Mix on a pair of accurate, familiar closed- or open-back headphones you know cold. QC the Dolby binaural render inside the Renderer for your Tidal/Amazon listeners, then check the Apple Spatial render through a dedicated monitoring tool before you call it done. If you ever get access to a 7.1.4 room, use it to sanity-check object placement β but do not buy one believing it represents how your music will be heard. It represents how about one listener in twenty will hear it.
What You Actually Need to Make It
The hype says cinema. The truth is your laptop.
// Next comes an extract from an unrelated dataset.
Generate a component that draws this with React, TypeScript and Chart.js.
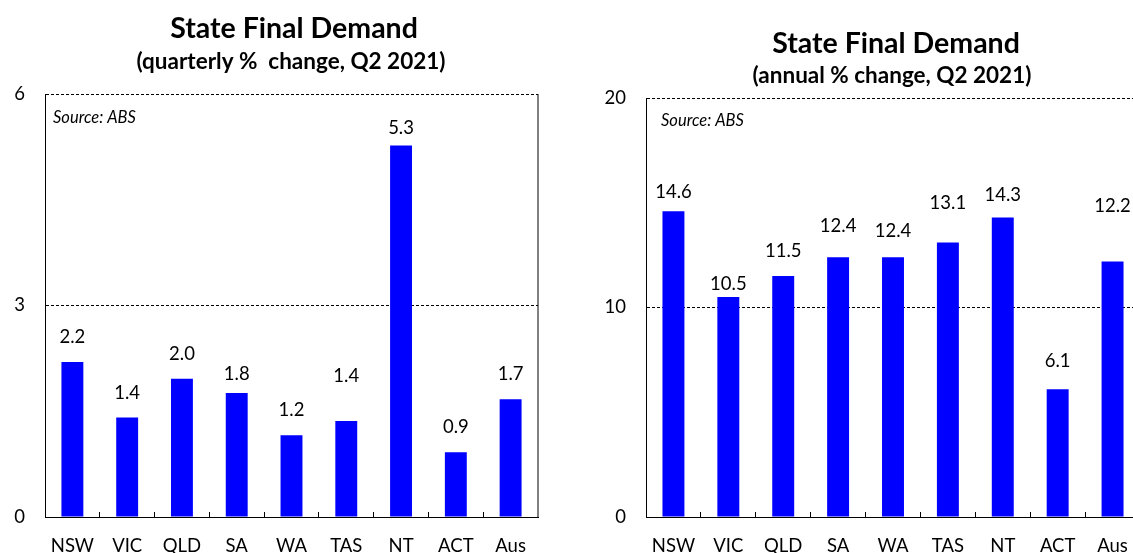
import React, { useEffect, useRef } from "react";
import { Chart, registerables } from "chart.js";

Chart.register(...registerables);

// ---- data ----
const categories = ["NSW", "VIC", "QLD", "SA", "WA", "TAS", "NT", "ACT", "Aus"];
const quarterlyChange = [2.2, 1.41, 1.96, 1.76, 1.16, 1.36, 5.27, 0.92, 1.67];
const annualChange = [14.6, 10.5, 11.5, 12.4, 12.4, 13.1, 14.3, 6.1, 12.2];
const quarterlyTicks = [0, 3, 6];
const annualTicks = [0, 10, 20];
const titleText = "State Final Demand";
const quarterlySubtitle = "(quarterly %  change, Q2 2021)";
const annualSubtitle = "(annual % change, Q2 2021)";
const sourceText = "Source: ABS";

// ---- styles (label gaps in px above bar tops) ----
const quarterlyLabelGap = [25, 25, 25, 19, 25, 45, 17, 25, 25];
const annualLabelGap = [19, 13, 25, 31, 26, 40, 22, 28, 55];

const FONT = "Lato, 'Open Sans', sans-serif";

type PanelCfg = {
  values: number[];
  ticks: number[];
  gaps: number[];
  subtitle: string;
  axisWidth: number;
  padRight: number;
  padTop: number;
  titleX: number;
  titleY: number;
  subX: number;
  subY: number;
  srcX: number;
  srcY: number;
};

function makeChart(canvas: HTMLCanvasElement, p: PanelCfg) {
  const overlay = {
    id: "overlay",
    afterDatasetsDraw(chart: any) {
      const ctx = chart.ctx;
      const meta = chart.getDatasetMeta(0);
      ctx.save();
      ctx.fillStyle = "#000";
      ctx.textAlign = "center";
      ctx.textBaseline = "middle";
      ctx.font = `18.5px ${FONT}`;
      meta.data.forEach((el: any, i: number) => {
        ctx.fillText(p.values[i].toFixed(1), el.x, el.y - p.gaps[i]);
      });
      // right frame line
      const a = chart.chartArea;
      ctx.strokeStyle = "#000";
      ctx.lineWidth = 1;
      ctx.beginPath();
      ctx.moveTo(a.right, a.top);
      ctx.lineTo(a.right, a.bottom);
      ctx.stroke();
      // titles
      ctx.font = `bold 28.5px ${FONT}`;
      ctx.fillText(titleText, p.titleX, p.titleY);
      ctx.font = `bold 22.5px ${FONT}`;
      ctx.fillText(p.subtitle, p.subX, p.subY);
      ctx.font = `italic 16.5px ${FONT}`;
      ctx.textAlign = "left";
      ctx.fillText(sourceText, p.srcX, p.srcY);
      ctx.restore();
    },
  };

  return new Chart(canvas, {
    type: "bar",
    data: {
      labels: categories,
      datasets: [
        {
          data: p.values,
          backgroundColor: "#0000FF",
          borderWidth: 0,
          barPercentage: 0.4,
          categoryPercentage: 1,
        },
      ],
    },
    options: {
      responsive: false,
      animation: false,
      devicePixelRatio: 1,
      layout: { padding: { left: 0, right: p.padRight, top: p.padTop, bottom: 0 } },
      plugins: {
        legend: { display: false },
        title: { display: false },
        tooltip: { enabled: false },
      },
      scales: {
        x: {
          afterFit: (s: any) => {
            s.height = 36;
          },
          grid: {
            offset: true,
            drawOnChartArea: false,
            drawTicks: true,
            tickLength: -5,
            tickColor: (c: any) =>
              c.index === undefined || c.index === 0 ? "rgba(0,0,0,0)" : "#000",
            color: "#000",
          },
          border: { display: true, color: "#000", width: 1 },
          ticks: {
            color: "#000",
            font: { family: FONT, size: 18.5 },
            padding: 23,
            maxRotation: 0,
            autoSkip: false,
          },
        },
        y: {
          min: p.ticks[0],
          max: p.ticks[p.ticks.length - 1],
          afterFit: (s: any) => {
            s.width = p.axisWidth;
          },
          afterBuildTicks: (s: any) => {
            s.ticks = p.ticks.map((v) => ({ value: v }));
          },
          grid: {
            drawTicks: false,
            color: (c: any) =>
              c.tick && c.tick.value === 0 ? "rgba(0,0,0,0)" : "#000",
            lineWidth: 1,
          },
          border: { display: true, color: "#000", width: 1, dash: [3, 2] },
          ticks: {
            color: "#000",
            font: { family: FONT, size: 18.5 },
            padding: 20,
          },
        },
      },
    },
    plugins: [overlay],
  });
}

export default function App() {
  const leftRef = useRef<HTMLCanvasElement>(null);
  const rightRef = useRef<HTMLCanvasElement>(null);

  useEffect(() => {
    const c1 = makeChart(leftRef.current!, {
      values: quarterlyChange,
      ticks: quarterlyTicks,
      gaps: quarterlyLabelGap,
      subtitle: quarterlySubtitle,
      axisWidth: 45,
      padRight: 28,
      padTop: 94,
      titleX: 294,
      titleY: 29,
      subX: 291,
      subY: 62,
      srcX: 53,
      srcY: 118,
    });
    const c2 = makeChart(rightRef.current!, {
      values: annualChange,
      ticks: annualTicks,
      gaps: annualLabelGap,
      subtitle: annualSubtitle,
      axisWidth: 80,
      padRight: 26,
      padTop: 98,
      titleX: 330,
      titleY: 44,
      subX: 326,
      subY: 76,
      srcX: 95,
      srcY: 121,
    });
    return () => {
      c1.destroy();
      c2.destroy();
    };
  }, []);

  return (
    <div
      style={{
        position: "absolute",
        left: 0,
        top: 0,
        width: 1133,
        height: 553,
        overflow: "hidden",
        background: "#fff",
      }}
    >
      <canvas
        ref={leftRef}
        width={566}
        height={553}
        style={{ position: "absolute", left: 0, top: 0, width: 566, height: 553 }}
      />
      <canvas
        ref={rightRef}
        width={600}
        height={553}
        style={{ position: "absolute", left: 566, top: 0, width: 600, height: 553 }}
      />
    </div>
  );
}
Let me deflate the gear panic and then draw the one line that actually matters.
You do not need a twelve-speaker room. You do not need 118 objects β remember that consumer Atmos playback uses spatial coding to collapse a mix down to a maximum of about sixteen perceptual elements, so a tasteful mix with a handful of well-placed objects translates better than a cluttered one stuffed to the ceiling. And you do not need expensive certified facilities to deliver something legitimate. If you own Logic Pro on a Mac, you already have a Dolby Atmos plug-in and a renderer built in; you can mix an entire spatial project on headphones and bounce a release-ready file without a single height speaker. Pro Tools and Nuendo carry integrated renderers too. The barrier to a deliverable is genuinely low.
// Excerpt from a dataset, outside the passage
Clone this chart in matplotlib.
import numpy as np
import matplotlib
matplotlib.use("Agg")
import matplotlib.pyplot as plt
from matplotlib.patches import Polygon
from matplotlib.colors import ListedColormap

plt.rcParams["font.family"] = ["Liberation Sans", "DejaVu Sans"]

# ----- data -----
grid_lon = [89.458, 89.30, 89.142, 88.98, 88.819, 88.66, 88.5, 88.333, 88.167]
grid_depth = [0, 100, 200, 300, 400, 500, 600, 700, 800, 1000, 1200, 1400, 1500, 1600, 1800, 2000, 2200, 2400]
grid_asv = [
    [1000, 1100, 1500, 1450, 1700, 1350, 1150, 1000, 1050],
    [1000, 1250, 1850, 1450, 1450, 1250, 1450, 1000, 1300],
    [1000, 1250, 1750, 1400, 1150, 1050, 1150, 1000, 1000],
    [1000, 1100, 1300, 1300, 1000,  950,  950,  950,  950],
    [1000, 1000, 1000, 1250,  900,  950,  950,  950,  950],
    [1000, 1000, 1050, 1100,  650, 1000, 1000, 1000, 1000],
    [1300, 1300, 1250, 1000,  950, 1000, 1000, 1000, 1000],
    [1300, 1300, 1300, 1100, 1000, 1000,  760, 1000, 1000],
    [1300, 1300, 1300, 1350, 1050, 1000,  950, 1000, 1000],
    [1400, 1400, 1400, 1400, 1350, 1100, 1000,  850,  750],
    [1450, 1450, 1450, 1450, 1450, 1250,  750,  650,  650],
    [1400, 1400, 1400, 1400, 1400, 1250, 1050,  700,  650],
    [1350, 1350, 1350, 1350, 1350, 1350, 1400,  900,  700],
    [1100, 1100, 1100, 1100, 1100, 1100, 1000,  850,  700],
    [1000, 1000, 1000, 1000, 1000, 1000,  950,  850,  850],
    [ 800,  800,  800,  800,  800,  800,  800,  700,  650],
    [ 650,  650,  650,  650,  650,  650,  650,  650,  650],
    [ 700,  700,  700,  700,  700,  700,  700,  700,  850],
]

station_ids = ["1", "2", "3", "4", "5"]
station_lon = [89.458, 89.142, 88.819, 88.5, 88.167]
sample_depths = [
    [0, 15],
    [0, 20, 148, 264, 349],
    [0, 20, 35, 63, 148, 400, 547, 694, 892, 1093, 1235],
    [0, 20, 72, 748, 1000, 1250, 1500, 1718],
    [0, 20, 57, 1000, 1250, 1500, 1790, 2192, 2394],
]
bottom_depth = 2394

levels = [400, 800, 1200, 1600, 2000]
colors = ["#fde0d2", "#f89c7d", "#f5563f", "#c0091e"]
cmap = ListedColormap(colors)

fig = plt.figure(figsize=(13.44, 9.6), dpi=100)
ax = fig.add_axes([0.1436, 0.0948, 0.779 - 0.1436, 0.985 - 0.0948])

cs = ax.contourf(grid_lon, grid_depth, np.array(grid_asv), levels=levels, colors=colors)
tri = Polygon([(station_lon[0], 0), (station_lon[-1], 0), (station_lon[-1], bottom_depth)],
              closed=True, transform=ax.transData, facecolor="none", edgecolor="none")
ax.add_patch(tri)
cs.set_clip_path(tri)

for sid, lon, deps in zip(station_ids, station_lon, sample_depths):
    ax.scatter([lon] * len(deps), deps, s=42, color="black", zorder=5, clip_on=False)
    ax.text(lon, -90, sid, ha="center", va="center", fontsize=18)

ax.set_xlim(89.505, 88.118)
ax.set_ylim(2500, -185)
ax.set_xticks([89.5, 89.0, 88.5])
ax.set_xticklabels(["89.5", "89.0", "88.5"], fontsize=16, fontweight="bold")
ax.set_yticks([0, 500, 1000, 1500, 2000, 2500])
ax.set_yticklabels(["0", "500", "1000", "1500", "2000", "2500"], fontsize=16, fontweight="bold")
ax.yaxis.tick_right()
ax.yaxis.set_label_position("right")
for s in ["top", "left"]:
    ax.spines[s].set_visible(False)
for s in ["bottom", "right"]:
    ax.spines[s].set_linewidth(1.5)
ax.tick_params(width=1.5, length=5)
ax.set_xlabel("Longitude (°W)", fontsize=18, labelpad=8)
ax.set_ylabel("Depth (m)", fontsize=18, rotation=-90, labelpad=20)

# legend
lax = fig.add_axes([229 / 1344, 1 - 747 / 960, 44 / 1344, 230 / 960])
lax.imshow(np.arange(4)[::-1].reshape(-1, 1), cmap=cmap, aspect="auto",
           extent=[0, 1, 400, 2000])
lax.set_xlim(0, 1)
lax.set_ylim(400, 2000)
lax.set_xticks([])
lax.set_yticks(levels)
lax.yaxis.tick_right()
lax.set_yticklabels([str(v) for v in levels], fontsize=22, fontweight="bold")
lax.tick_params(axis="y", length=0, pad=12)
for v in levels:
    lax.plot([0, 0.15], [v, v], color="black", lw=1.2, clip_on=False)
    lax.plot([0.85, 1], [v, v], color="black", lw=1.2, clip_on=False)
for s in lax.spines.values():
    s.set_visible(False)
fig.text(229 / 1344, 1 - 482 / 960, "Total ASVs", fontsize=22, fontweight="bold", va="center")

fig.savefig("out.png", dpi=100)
| What people think you need | What you actually need |
|---|---|
| A 7.1.4 speaker room | Accurate headphones you trust β a speaker array is a luxury, not a gate |
| Pro Tools Ultimate + external Dolby hardware | Logic Pro (Atmos renderer is built in and free with the DAW) |
| To fill all 118 object slots | A handful of deliberate objects β playback collapses to ~16 elements anyway |
| A mastering house | One ADM BWF file, 48 kHz / 24-bit, around β18 LUFS integrated, β1 dBTP |
So if the gear floor is low, where is the real barrier? It is skill, and specifically two skills the hype skips. The first is translation β making one mix hold up across a speaker array, a Dolby binaural fold-down, an Apple render, and a flat stereo collapse, none of which sound the same. The second is restraint: knowing that "you can put the vocal behind the listener" almost never means you should. The producers who fail at Atmos do not fail because they lacked speakers. They fail because they treated a sphere like a gimmick instead of a craft β swirling things overhead because they could, and ending up with a mix that is novel for ten seconds and tiring for three minutes. The deliverable is easy. The taste is the work. Our deeper guide to mixing in Dolby Atmos walks the actual session setup once you have decided to commit.
Is Dolby Atmos Worth It for Independent Artists? A Straight Verdict
You did not come for "it depends." So here is my actual call, sorted by who you are. Find your row and act on it.
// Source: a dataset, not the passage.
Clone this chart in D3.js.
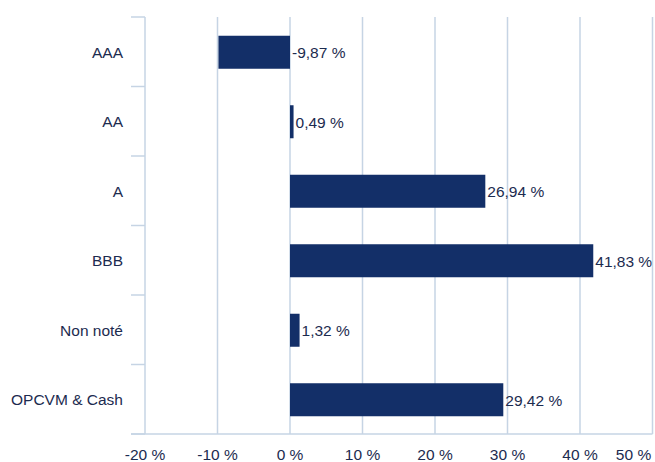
<!DOCTYPE html>
<html>
<head>
<meta charset="utf-8">
<script src="https://cdn.jsdelivr.net/npm/d3@7/dist/d3.min.js"></script>
<style>
  html, body { margin: 0; padding: 0; background: #fff; }
  svg text { font-family: "Helvetica Neue", Arial, "Liberation Sans", sans-serif; }
</style>
</head>
<body>
<svg id="chart" width="655" height="462"></svg>
<script>
// Allocation by credit rating (% of portfolio)
const categories = ["AAA", "AA", "A", "BBB", "Non noté", "OPCVM & Cash"];
const values = [-9.87, 0.49, 26.94, 41.83, 1.32, 29.42];
const ticks = [-20, -10, 0, 10, 20, 30, 40, 50];

// French number style: comma decimal, plain hyphen for negatives
const fmt = v => v.toFixed(2).replace(".", ",") + " %";
const tickFmt = v => v + " %";

const svg = d3.select("#chart");
const plotTop = 17, plotBottom = 434, plotLeft = 145, plotRight = 652.5;
const fontSize = 15.5;

const x = d3.scaleLinear().domain([-20, 50]).range([plotLeft, plotRight]);
const y = d3.scaleBand().domain(categories).range([plotTop, plotBottom]).padding(0);

const gridColor = "#c6d4e4";
const textColor = "#1c2b4f";
const barColor = "#132f68";

// vertical gridlines
svg.append("g")
  .selectAll("line")
  .data(ticks.filter(t => t !== -20))
  .join("line")
  .attr("x1", d => x(d)).attr("x2", d => x(d))
  .attr("y1", plotTop).attr("y2", plotBottom)
  .attr("stroke", gridColor).attr("stroke-width", 1.5);

// left axis with category separator ticks
const yBounds = categories.map(c => y(c)).concat([plotBottom]);
svg.append("line")
  .attr("x1", x(-20)).attr("x2", x(-20))
  .attr("y1", plotTop).attr("y2", plotBottom)
  .attr("stroke", gridColor).attr("stroke-width", 1.5);
svg.append("g")
  .selectAll("line")
  .data(yBounds)
  .join("line")
  .attr("x1", 131).attr("x2", x(-20))
  .attr("y1", d => d).attr("y2", d => d)
  .attr("stroke", gridColor).attr("stroke-width", 1.5);

// bottom axis line
svg.append("line")
  .attr("x1", 131).attr("x2", x(50))
  .attr("y1", plotBottom).attr("y2", plotBottom)
  .attr("stroke", gridColor).attr("stroke-width", 1.5);

// category labels
svg.append("g")
  .selectAll("text")
  .data(categories)
  .join("text")
  .attr("x", 123)
  .attr("y", d => y(d) + y.bandwidth() / 2 + 2)
  .attr("text-anchor", "end")
  .attr("dominant-baseline", "middle")
  .attr("font-size", fontSize)
  .attr("fill", textColor)
  .text(d => d);

// x tick labels (last one kept inside the frame)
svg.append("g")
  .selectAll("text")
  .data(ticks)
  .join("text")
  .attr("x", d => d === 50 ? x(d) - 19 : x(d))
  .attr("y", 456)
  .attr("text-anchor", "middle")
  .attr("dominant-baseline", "middle")
  .attr("font-size", fontSize)
  .attr("fill", textColor)
  .text(tickFmt);

// bars
const barH = 33;
const data = categories.map((c, i) => ({ c, v: values[i] }));
svg.append("g")
  .selectAll("rect")
  .data(data)
  .join("rect")
  .attr("x", d => x(Math.min(0, d.v)))
  .attr("y", d => y(d.c) + y.bandwidth() / 2 - barH / 2 + 0.5)
  .attr("width", d => Math.max(1.5, Math.abs(x(d.v) - x(0))))
  .attr("height", barH)
  .attr("fill", barColor);

// value labels
svg.append("g")
  .selectAll("text")
  .data(data)
  .join("text")
  .attr("x", d => x(Math.max(0, d.v)) + 2)
  .attr("y", d => y(d.c) + y.bandwidth() / 2 + 2.5)
  .attr("dominant-baseline", "middle")
  .attr("font-size", fontSize)
  .attr("fill", textColor)
  .text(d => fmt(d.v));
</script>
</body>
</html>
The thread running through every row: spatial audio is a creative decision wearing a commercial costume. When the music genuinely wants room β air, depth, things that move β Atmos is a real expansion of what you can do. When you are only doing it for a payout that may never arrive, you will hear the obligation in the mix. Let the song decide, and let this verdict tell you whether the song is the type that benefits.
Your First Atmos Track, Start to Finish
Decided to try it? Here is the shortest honest path from stereo project to a delivered spatial track. No speakers required.
- Pick the right song. Choose something with space already in it β a sparse arrangement, real dynamics, elements that could believably live around the listener. Do not pick your densest, loudest track for your first attempt; you will fight the format instead of learning it.
- Open it in an Atmos project. In Logic, switch the project to Dolby Atmos; an Atmos plug-in lands on your master and your pan controls gain a 3D object panner. Set the renderer's headphone monitoring to binaural so you are hearing the spatial fold-down, not flat stereo.
- Place with restraint. Keep your core β lead vocal, kick, snare, bass β anchored and forward. Use height and surround for the things that want air: pads, backing vocals, ambience, ear-candy. Resist the swirl. If an object placement does not make the song feel better, it is decoration.
- Tune the binaural, then check Apple. Dial Near/Mid/Far so the headphone render feels right in the Dolby Renderer β that serves Tidal and Amazon. Then audition the Apple Spatial render through a monitoring tool, because that is what most people will hear. Reconcile the two; do not ship having heard only one.
- Hit the spec and export. Aim for roughly β18 LUFS integrated and β1 dBTP, QC the binaural one final time (the top reason mixes get rejected is bad binaural metadata, not bad music), then export a single ADM BWF master at 48 kHz / 24-bit. That one file is your Atmos release. Hand it to a distributor that supports Atmos delivery and you are live.
That is the whole loop. The first one will take a day and feel awkward; the third will take an afternoon and feel obvious. The format is not hard to deliver β it is hard to deliver well, and the only way to close that gap is reps on real songs.
Practical Exercises
- Find a well-known track available in Atmos and play it on Apple Music with spatial on, through headphones.
- Play the same track on Tidal or Amazon Music with Atmos on, same headphones.
- Listen for differences in depth, reverb, and how "wide" the vocal sits. The gap you hear is the same gap your own mixes will have between the Apple render and the one you tuned.
- Take a finished stereo track and open it as an Atmos project in Logic.
- Move only the ambience and backing vocals into height and surround; leave everything else anchored.
- A/B the binaural render against your original stereo. Ask the only question that matters: does it feel better, or just different? Train that instinct before you spatialize a full mix.